Visite au foyer associatif Marthe-Robin de Gramat, où sont accueillis des pensionnaires atteints de déficience visuelle et de troubles associés.
Qu’abhorrez-vous dans les réseaux ?
Je refuse de céder une partie de ma liberté à des gens que je ne connais pas et qui formatent la pensée. Je tiens à ma liberté et au peu de temps libre que je m’octroie. Je veux pourvoir goûter à la solitude de la course à pied et du surf, qui sont mes grandes passions. Dès que je peux, le dimanche, je pars surfer.
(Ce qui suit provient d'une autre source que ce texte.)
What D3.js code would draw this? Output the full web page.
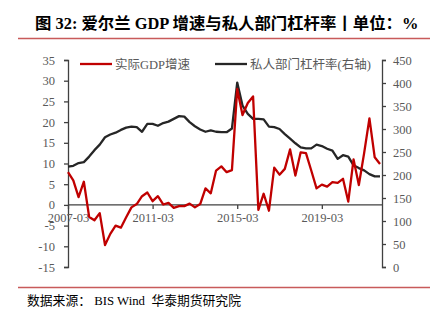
<!DOCTYPE html>
<html><head><meta charset="utf-8">
<script src="https://cdn.jsdelivr.net/npm/d3@7"></script>
<style>
html,body{margin:0;padding:0;background:#fff;}
svg{display:block;font-family:"Liberation Serif","Noto Sans CJK SC",serif;}
</style></head>
<body>
<script>
const quarters = ["2007-03","2007-06","2007-09","2007-12","2008-03","2008-06","2008-09","2008-12",
"2009-03","2009-06","2009-09","2009-12","2010-03","2010-06","2010-09","2010-12",
"2011-03","2011-06","2011-09","2011-12","2012-03","2012-06","2012-09","2012-12",
"2013-03","2013-06","2013-09","2013-12","2014-03","2014-06","2014-09","2014-12",
"2015-03","2015-06","2015-09","2015-12","2016-03","2016-06","2016-09","2016-12",
"2017-03","2017-06","2017-09","2017-12","2018-03","2018-06","2018-09","2018-12",
"2019-03","2019-06","2019-09","2019-12","2020-03","2020-06","2020-09","2020-12",
"2021-03","2021-06","2021-09","2021-12"];
const gdpGrowth = [7.9,5.9,1.9,5.6,-2.9,-3.7,-2.0,-9.7,-7.0,-5.0,
-5.5,-3.0,-0.6,0.2,2.1,3.0,0.9,2.1,0.1,0.5,
-0.7,-0.3,-0.3,0.3,-0.6,0.2,4.0,2.8,8.3,9.3,
7.9,8.4,28.0,21.7,24.6,26.2,-1.2,2.7,-1.4,9.0,
7.3,8.7,13.4,7.1,12.7,12.5,8.3,4.0,4.9,4.4,
5.5,5.3,6.3,0.8,11.0,4.8,12.5,20.9,11.5,9.9];
const leverage = [218,220,226,228,240,254,266,282,288,292,
298,303,305,304,294,311,311,307,313,316,
322,328,327,315,306,299,294,297,294,293,
293,301,401,351,333,322,322,321,305,304,
300,289,279,269,260,258,258,266,263,257,
253,235,243,240,221,215,210,202,197,197];
const xTickLabels = ["2007-03","2011-03","2015-03","2019-03"];
const leftTicks = [-15,-10,-5,0,5,10,15,20,25,30,35];
const rightTicks = [0,50,100,150,200,250,300,350,400,450];
const seriesNames = ["实际GDP增速","私人部门杠杆率(右轴)"];
const titleText = "图 32: 爱尔兰 GDP 增速与私人部门杠杆率丨单位：%";
const sourceText = "数据来源： BIS Wind  华泰期货研究院";

const W = 445, H = 330;
const plot = {left:68, right:382, top:60, bottom:267};
const svg = d3.select("body").append("svg").attr("width",W).attr("height",H);

const x = d3.scalePoint().domain(quarters).range([plot.left, 380]);
const yL = d3.scaleLinear().domain([-15,35]).range([plot.bottom, plot.top]);
const yR = d3.scaleLinear().domain([0,450]).range([plot.bottom, plot.top]);

// title
svg.append("text").attr("x",35).attr("y",29).attr("font-size",16.4).attr("font-weight","bold")
  .attr("fill","#000").style("white-space","pre").text(titleText);
svg.append("line").attr("x1",18).attr("x2",430).attr("y1",38.5).attr("y2",38.5)
  .attr("stroke","#c85a5a").attr("stroke-width",1.5);
svg.append("line").attr("x1",18).attr("x2",430).attr("y1",287.5).attr("y2",287.5)
  .attr("stroke","#c85a5a").attr("stroke-width",1.5);
svg.append("text").attr("x",27).attr("y",305).attr("font-size",12.8).attr("fill","#000")
  .style("white-space","pre").text(sourceText);

const axisColor = "#404040", labelColor = "#595959";

// left axis
const gl = svg.append("g").attr("transform",`translate(${plot.left},0)`)
  .call(d3.axisLeft(yL).tickValues(leftTicks).tickSize(4).tickPadding(9).tickFormat(d3.format("d")));
gl.select(".domain").attr("stroke",axisColor).attr("stroke-width",1.3);
gl.selectAll(".tick line").attr("stroke",axisColor).attr("stroke-width",1.3);
gl.selectAll(".tick text").attr("fill",labelColor).attr("font-size",12.5)
  .attr("font-family","Liberation Serif").text(d=>d<0?"-"+Math.abs(d):d);

// right axis
const gr = svg.append("g").attr("transform",`translate(${plot.right},0)`)
  .call(d3.axisRight(yR).tickValues(rightTicks).tickSize(4).tickPadding(7));
gr.select(".domain").attr("stroke",axisColor).attr("stroke-width",1.3);
gr.selectAll(".tick line").attr("stroke",axisColor).attr("stroke-width",1.3);
gr.selectAll(".tick text").attr("fill",labelColor).attr("font-size",12.5).attr("font-family","Liberation Serif");

// zero line x axis
const gx = svg.append("g").attr("transform",`translate(0,${yL(0)})`)
  .call(d3.axisBottom(x).tickValues(xTickLabels).tickSize(4).tickPadding(4));
gx.select(".domain").remove();
svg.append("line").attr("x1",plot.left).attr("x2",plot.right).attr("y1",yL(0)).attr("y2",yL(0))
  .attr("stroke",axisColor).attr("stroke-width",1.3);
gx.selectAll(".tick line").attr("stroke",axisColor).attr("stroke-width",1.3);
gx.selectAll(".tick text").attr("fill",labelColor).attr("font-size",12.5).attr("font-family","Liberation Serif");

// lines
const lineL = d3.line().x((d,i)=>x(quarters[i])).y(d=>yL(d));
const lineR = d3.line().x((d,i)=>x(quarters[i])).y(d=>yR(d));
svg.append("path").datum(leverage).attr("d",lineR).attr("fill","none")
  .attr("stroke","#262626").attr("stroke-width",2.3).attr("stroke-linejoin","round");
svg.append("path").datum(gdpGrowth).attr("d",lineL).attr("fill","none")
  .attr("stroke","#c00000").attr("stroke-width",2.3).attr("stroke-linejoin","round");

// legend
const legend = [{name:seriesNames[0],color:"#c00000",x:80},{name:seriesNames[1],color:"#262626",x:215}];
legend.forEach(l=>{
  svg.append("line").attr("x1",l.x).attr("x2",l.x+32).attr("y1",64).attr("y2",64)
    .attr("stroke",l.color).attr("stroke-width",2.3);
  svg.append("text").attr("x",l.x+35).attr("y",68.5).attr("font-size",12.5).attr("fill",labelColor).text(l.name);
});
</script>
</body></html>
L’été, je fais trois semaines de surf, tout seul. Ça m’est indispensable.
Cela pourrait-il un jour vous empêcher de gravir de nouveaux échelons ?
Je me souhaite de ne jamais préférer une carrière à mes convictions.
N’est-il pas plus facile d’agir pour les « grandes causes » quand on est ministre plutôt que député ?
Xavier Emmanuelli, « petit » secrétaire d’État, a pu fonder le Samu social ! En voilà un qui peut dormir tranquille. Il a fait quelque chose de grand. Le mandat importe peu. Les convictions font tout. Et puis, on peut changer la vie dans tous les métiers.
Vous pourriez donc arrêter sans souci ?
Je rêve parfois d’ouvrir un bistrot au bord de l’Atlantique et de ne me poser aucune question à part quelle planche choisir en fonction des vagues du jour.
Cela suffit-il à se sentir utile ?
Non. C’est dramatique. La politique, en fait, c’est ma vie.